Google Doodle Honours Friedlieb Ferdinand Runge
HIGHLIGHTS
- Google celebrates the 225th birth anniversary of Friedlieb Ferdinand Runge
- Friedlieb Ferdinand Runge was a German analytical chemist
- He identified the mydriatic effects of belladonna extract, identified caffeine, and discovered the first coal tar dye
New Delhi: Google is celebrating the 225th birth anniversary of German analytical chemist, Friedlieb Ferdinand Runge with a doodle. Runge identified the mydriatic effects of belladonna extract, identified caffeine, and discovered the first coal tar dye.
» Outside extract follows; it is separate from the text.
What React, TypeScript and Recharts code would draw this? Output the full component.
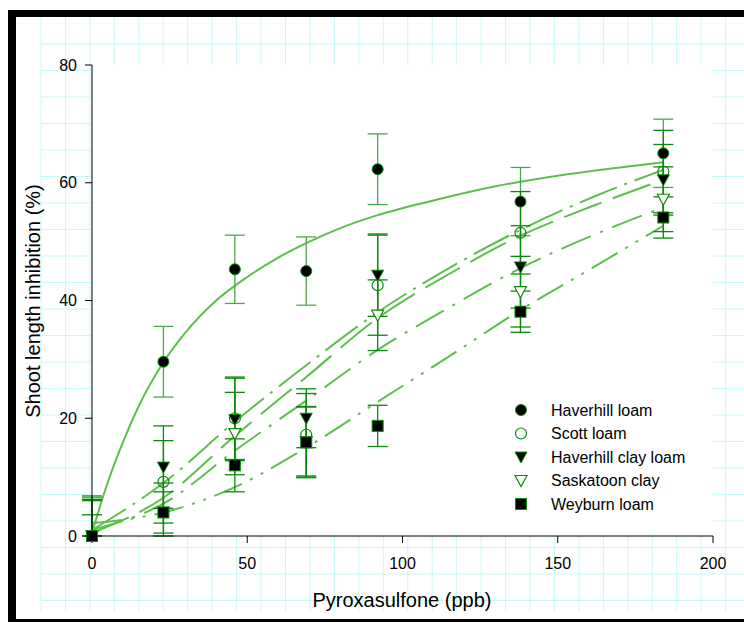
import React from "react";
import { ComposedChart, Line, Scatter, XAxis, YAxis, ErrorBar, CartesianGrid } from "recharts";

// measured points (dose in ppb, inhibition in %)
const doses = [0, 23, 46, 69, 92, 138, 184];
const haverhillLoam = [0, 29.6, 45.3, 45, 62.3, 56.8, 65];
const haverhillLoamErr = [6.5, 6, 5.8, 5.8, 6, 5.8, 5.8];
const scottLoam = [0, 9.2, 20, 17.2, 42.6, 51.5, 61.9];
const scottLoamErr = [6, 7, 7, 7, 8.5, 7, 7];
const haverhillClayLoam = [0, 11.7, 19.8, 20, 44.3, 45.7, 60.5];
const haverhillClayLoamErr = [6.8, 7, 7, 5, 7, 7, 6];
const saskatoonClay = [0, 4, 17.4, 16, 37.5, 41.5, 57.2];
const saskatoonClayErr = [6.2, 5, 7, 6, 6, 6, 5.5];
const weyburnLoam = [0, 4, 12, 15.9, 18.7, 38.1, 54.1];
const weyburnLoamErr = [3.6, 3.5, 4.5, 6, 3.5, 3.5, 3.5];

// fitted curves
const haverhillFitDoses = [0, 5, 10, 15, 23, 30, 40, 50, 60, 70, 80, 92, 110, 130, 150, 170, 184];
const haverhillLoamFit = [0.5, 9, 16, 22, 29.5, 34.5, 40, 44, 47.3, 50, 52.3, 54.5, 57, 59.4, 61.2, 62.6, 63.5];
const fitDoses = [0, 23, 46, 69, 92, 115, 138, 161, 184];
const scottLoamFit = [1, 9, 19.4, 29, 38, 45.5, 52, 57.5, 62.2];
const haverhillClayLoamFit = [0.5, 6.5, 17, 27, 37, 44.5, 51, 56, 60.5];
const saskatoonClayFit = [1, 5.5, 14.5, 23, 31.6, 38.8, 45.5, 51, 55.8];
const weyburnLoamFit = [2.2, 4, 8.3, 15, 22.8, 30.5, 38.4, 45.5, 52.7];

const xTicks = [0, 50, 100, 150, 200];
const yTicks = [0, 20, 40, 60, 80];

const LINE = "#5cbf4c";
const DARK = "#0a8a0a";
const FONT = "'Liberation Sans', Arial, sans-serif";

// error bars stop at the x axis for the untreated control
const pts = (xs: number[], ys: number[], errs?: number[]) =>
  xs.map((x, i) => ({
    x,
    y: ys[i],
    err: errs ? [Math.min(errs[i], ys[i]), errs[i]] : [0, 0],
  }));

type Kind = "fcircle" | "ocircle" | "ftri" | "otri" | "fsquare";

function Marker({ kind, cx, cy }: { kind: Kind; cx: number; cy: number }) {
  const r = 5.5;
  if (kind === "fcircle") return <circle cx={cx} cy={cy} r={r} fill="#000" stroke={DARK} strokeWidth={1} />;
  if (kind === "ocircle") return <circle cx={cx} cy={cy} r={r} fill="none" stroke={DARK} strokeWidth={1.2} />;
  if (kind === "fsquare")
    return <rect x={cx - 5.5} y={cy - 5.5} width={11} height={11} fill="#000" stroke={DARK} strokeWidth={1} />;
  const d = `M${cx - 6},${cy - 5} L${cx + 6},${cy - 5} L${cx},${cy + 6} Z`;
  if (kind === "ftri") return <path d={d} fill="#000" stroke={DARK} strokeWidth={1} />;
  return <path d={d} fill="#fff" stroke={DARK} strokeWidth={1.2} />;
}

const shape = (kind: Kind) => (p: any) => <Marker kind={kind} cx={p.cx} cy={p.cy} />;

const series = [
  { name: "Haverhill loam", kind: "fcircle" as Kind, data: pts(doses, haverhillLoam, haverhillLoamErr), err: "#4aa84a" },
  { name: "Scott loam", kind: "ocircle" as Kind, data: pts(doses, scottLoam, scottLoamErr), err: DARK },
  { name: "Haverhill clay loam", kind: "ftri" as Kind, data: pts(doses, haverhillClayLoam, haverhillClayLoamErr), err: DARK },
  { name: "Saskatoon clay", kind: "otri" as Kind, data: pts(doses, saskatoonClay, saskatoonClayErr), err: DARK },
  { name: "Weyburn loam", kind: "fsquare" as Kind, data: pts(doses, weyburnLoam, weyburnLoamErr), err: DARK },
];

const fits = [
  { data: pts(haverhillFitDoses, haverhillLoamFit), dash: undefined },
  { data: pts(fitDoses, scottLoamFit), dash: "40 8 3 8" },
  { data: pts(fitDoses, haverhillClayLoamFit), dash: "40 12" },
  { data: pts(fitDoses, saskatoonClayFit), dash: "32 10 3 10" },
  { data: pts(fitDoses, weyburnLoamFit), dash: "30 9 3 9 3 9" },
];

function Background() {
  const vx: number[] = [];
  for (let x = 41; x < 744; x += 24.45) vx.push(x);
  const hy: number[] = [];
  for (let y = 44; y < 611; y += 26.5) hy.push(y);
  return (
    <svg width={744} height={623} style={{ position: "absolute", left: 0, top: 0 }}>
      <rect x={0} y={0} width={744} height={623} fill="#fff" />
      {vx.map((x) => (
        <line key={"v" + x} x1={x} x2={x} y1={17} y2={611} stroke="#c6fafa" strokeWidth={1} />
      ))}
      {hy.map((y) => (
        <line key={"h" + y} x1={41} x2={744} y1={y} y2={y} stroke="#c6fafa" strokeWidth={1} />
      ))}
      <rect x={8} y={10} width={736} height={7} fill="#000" />
      <rect x={8} y={10} width={8} height={612} fill="#000" />
      <rect x={8} y={619} width={736} height={3} fill="#000" />
      <text x={402} y={607} textAnchor="middle" fontFamily={FONT} fontSize={20} fill="#000">
        Pyroxasulfone (ppb)
      </text>
      <text
        x={40}
        y={301}
        textAnchor="middle"
        transform="rotate(-90 40 301)"
        fontFamily={FONT}
        fontSize={20}
        fill="#000"
      >
        Shoot length inhibition (%)
      </text>
    </svg>
  );
}

function LegendBox() {
  const rows = [410, 433.5, 457, 480.5, 504];
  return (
    <svg width={744} height={623} style={{ position: "absolute", left: 0, top: 0, pointerEvents: "none" }}>
      {series.map((s, i) => (
        <g key={s.name}>
          <Marker kind={s.kind} cx={521} cy={rows[i]} />
          <text x={551} y={rows[i]} dy="0.35em" fontFamily={FONT} fontSize={16} fill="#000">
            {s.name}
          </text>
        </g>
      ))}
    </svg>
  );
}

export default function App() {
  return (
    <div style={{ position: "absolute", left: 0, top: 0, width: 744, height: 623, overflow: "hidden" }}>
      <Background />
      <div style={{ position: "absolute", left: 0, top: 0 }}>
        <ComposedChart width={744} height={623} margin={{ top: 65, right: 31, bottom: 57, left: 32 }}>
          <CartesianGrid horizontal={false} vertical={false} fill="#fff" stroke="none" />
          <XAxis
            dataKey="x"
            type="number"
            domain={[0, 200]}
            ticks={xTicks}
            height={30}
            tickSize={7}
            tickMargin={15}
            stroke="#000"
            tick={{ fill: "#000", fontSize: 16, fontFamily: FONT }}
          />
          <XAxis
            xAxisId="top"
            orientation="top"
            type="number"
            domain={[0, 200]}
            height={0}
            tick={false}
            tickLine={false}
            axisLine={{ stroke: "#000" }}
          />
          <YAxis
            type="number"
            domain={[0, 80]}
            ticks={yTicks}
            width={60}
            tickSize={7}
            tickMargin={8}
            stroke="#000"
            tick={{ fill: "#000", fontSize: 16, fontFamily: FONT }}
          />
          <YAxis
            yAxisId="right"
            orientation="right"
            type="number"
            domain={[0, 80]}
            width={0}
            tick={false}
            tickLine={false}
            axisLine={{ stroke: "#888" }}
          />
          {fits.map((f, i) => (
            <Line
              key={"fit" + i}
              data={f.data}
              dataKey="y"
              type="monotone"
              dot={false}
              stroke={LINE}
              strokeWidth={2}
              strokeDasharray={f.dash}
              isAnimationActive={false}
            />
          ))}
          {series.map((s) => (
            <Scatter key={s.name} name={s.name} data={s.data} dataKey="y" shape={shape(s.kind)} isAnimationActive={false}>
              <ErrorBar dataKey="err" direction="y" width={10} stroke={s.err} strokeWidth={1.3} />
            </Scatter>
          ))}
        </ComposedChart>
      </div>
      <LegendBox />
    </div>
  );
}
Runge was born on February 8, 1794, near Hamburg; he expressed interest in chemistry from an early age and started conducting experiments as a teenager. During one of his experiments, he accidentally splashed a drop of belladonna (deadly nightshade) extract in his eye and noticed its pupil-dilating effects.
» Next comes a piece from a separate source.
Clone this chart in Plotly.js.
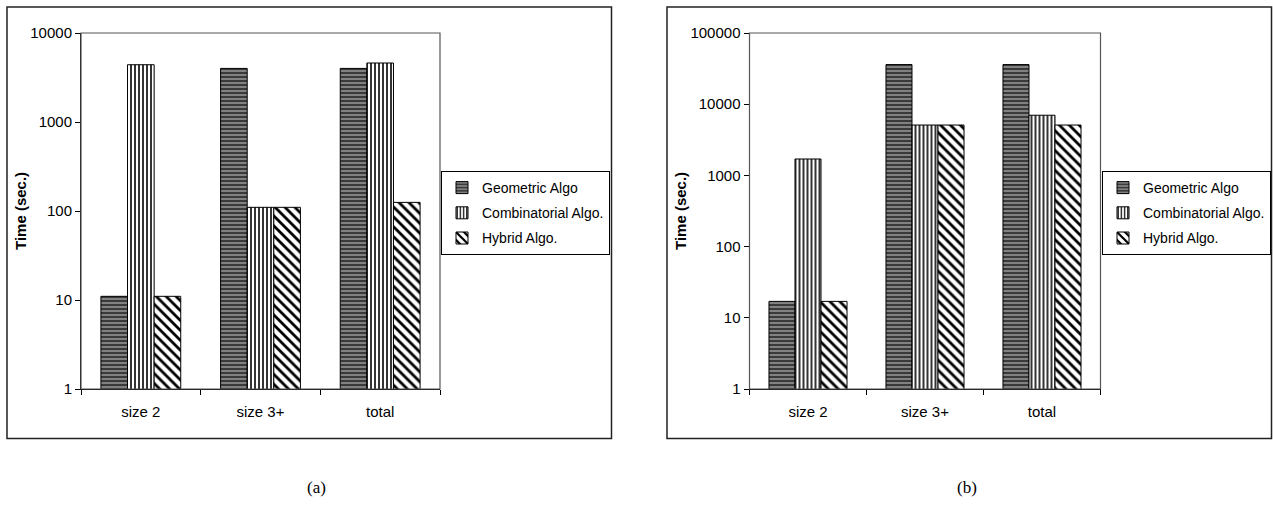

Ten years later, when he was studying under renowned chemist and inventor Johann Wolfgang Döbereiner at the University of Jena, Runge was asked to reproduce belladonna’s effects as part of a demonstration. Impressed by the 25-year-old chemist, Goethe handed him a bag of rare coffee beans and asked him to analyze their chemical makeup. Shortly thereafter, Runge isolated the active ingredient we know today as caffeine! That many people need in the morning to start their day.
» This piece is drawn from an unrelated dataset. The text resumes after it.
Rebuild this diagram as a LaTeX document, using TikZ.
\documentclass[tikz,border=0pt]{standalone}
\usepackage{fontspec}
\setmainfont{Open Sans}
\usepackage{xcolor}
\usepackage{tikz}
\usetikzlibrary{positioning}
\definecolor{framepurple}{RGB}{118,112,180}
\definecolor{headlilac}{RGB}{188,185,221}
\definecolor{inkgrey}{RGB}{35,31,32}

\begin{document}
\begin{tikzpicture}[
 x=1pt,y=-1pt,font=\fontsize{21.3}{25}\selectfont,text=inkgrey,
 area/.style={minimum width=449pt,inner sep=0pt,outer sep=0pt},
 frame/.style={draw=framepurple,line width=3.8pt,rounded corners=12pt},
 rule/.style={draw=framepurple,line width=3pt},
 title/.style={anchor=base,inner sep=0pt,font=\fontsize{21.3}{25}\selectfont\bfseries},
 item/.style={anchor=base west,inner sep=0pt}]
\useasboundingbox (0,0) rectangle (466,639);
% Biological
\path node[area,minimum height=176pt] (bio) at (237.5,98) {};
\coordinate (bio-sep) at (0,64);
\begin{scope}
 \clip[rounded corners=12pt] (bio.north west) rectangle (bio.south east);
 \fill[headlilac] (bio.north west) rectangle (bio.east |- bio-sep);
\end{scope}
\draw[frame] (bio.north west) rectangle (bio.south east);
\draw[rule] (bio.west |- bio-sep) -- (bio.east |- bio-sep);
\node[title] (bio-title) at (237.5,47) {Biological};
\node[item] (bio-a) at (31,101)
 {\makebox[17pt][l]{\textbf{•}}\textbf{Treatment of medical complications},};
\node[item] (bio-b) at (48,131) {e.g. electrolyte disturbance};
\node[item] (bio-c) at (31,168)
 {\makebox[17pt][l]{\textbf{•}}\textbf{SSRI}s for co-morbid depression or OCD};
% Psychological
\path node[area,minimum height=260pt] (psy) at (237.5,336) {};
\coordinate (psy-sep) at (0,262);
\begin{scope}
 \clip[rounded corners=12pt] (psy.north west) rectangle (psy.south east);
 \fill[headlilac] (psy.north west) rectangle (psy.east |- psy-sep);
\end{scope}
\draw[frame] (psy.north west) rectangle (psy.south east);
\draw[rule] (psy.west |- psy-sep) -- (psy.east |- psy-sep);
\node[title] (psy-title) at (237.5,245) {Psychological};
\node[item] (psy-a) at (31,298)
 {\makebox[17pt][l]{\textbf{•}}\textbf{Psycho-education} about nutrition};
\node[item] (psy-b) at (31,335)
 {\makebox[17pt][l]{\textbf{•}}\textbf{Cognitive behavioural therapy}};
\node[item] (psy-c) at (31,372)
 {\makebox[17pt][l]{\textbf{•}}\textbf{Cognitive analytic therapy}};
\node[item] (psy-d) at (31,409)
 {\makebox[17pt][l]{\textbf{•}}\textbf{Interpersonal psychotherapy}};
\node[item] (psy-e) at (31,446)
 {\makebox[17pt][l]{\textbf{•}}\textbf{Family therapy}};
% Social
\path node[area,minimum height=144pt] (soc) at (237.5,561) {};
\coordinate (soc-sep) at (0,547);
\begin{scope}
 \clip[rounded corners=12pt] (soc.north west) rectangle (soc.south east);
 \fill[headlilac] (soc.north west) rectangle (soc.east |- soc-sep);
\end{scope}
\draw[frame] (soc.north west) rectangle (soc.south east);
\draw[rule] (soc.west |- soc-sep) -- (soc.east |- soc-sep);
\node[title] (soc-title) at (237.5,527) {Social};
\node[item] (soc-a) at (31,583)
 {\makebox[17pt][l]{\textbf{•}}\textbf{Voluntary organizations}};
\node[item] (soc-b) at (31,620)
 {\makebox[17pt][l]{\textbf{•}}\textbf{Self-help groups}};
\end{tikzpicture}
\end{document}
Runge accomplished his doctorate from the University of Berlin and then started teaching at University of Breslau till year 1831. Later he left academia to take a position at a chemical company. He is also known for inventing first coal tar dye and a related process for dyeing clothes. Some of his contributions include considered an originator of paper chromatography. Chromatography is an early technique for separating chemical substances. He is one of the first scientists to isolate quinine against malaria and even devising a method for extracting sugar from beet juice. He left this world on 25 March 1867.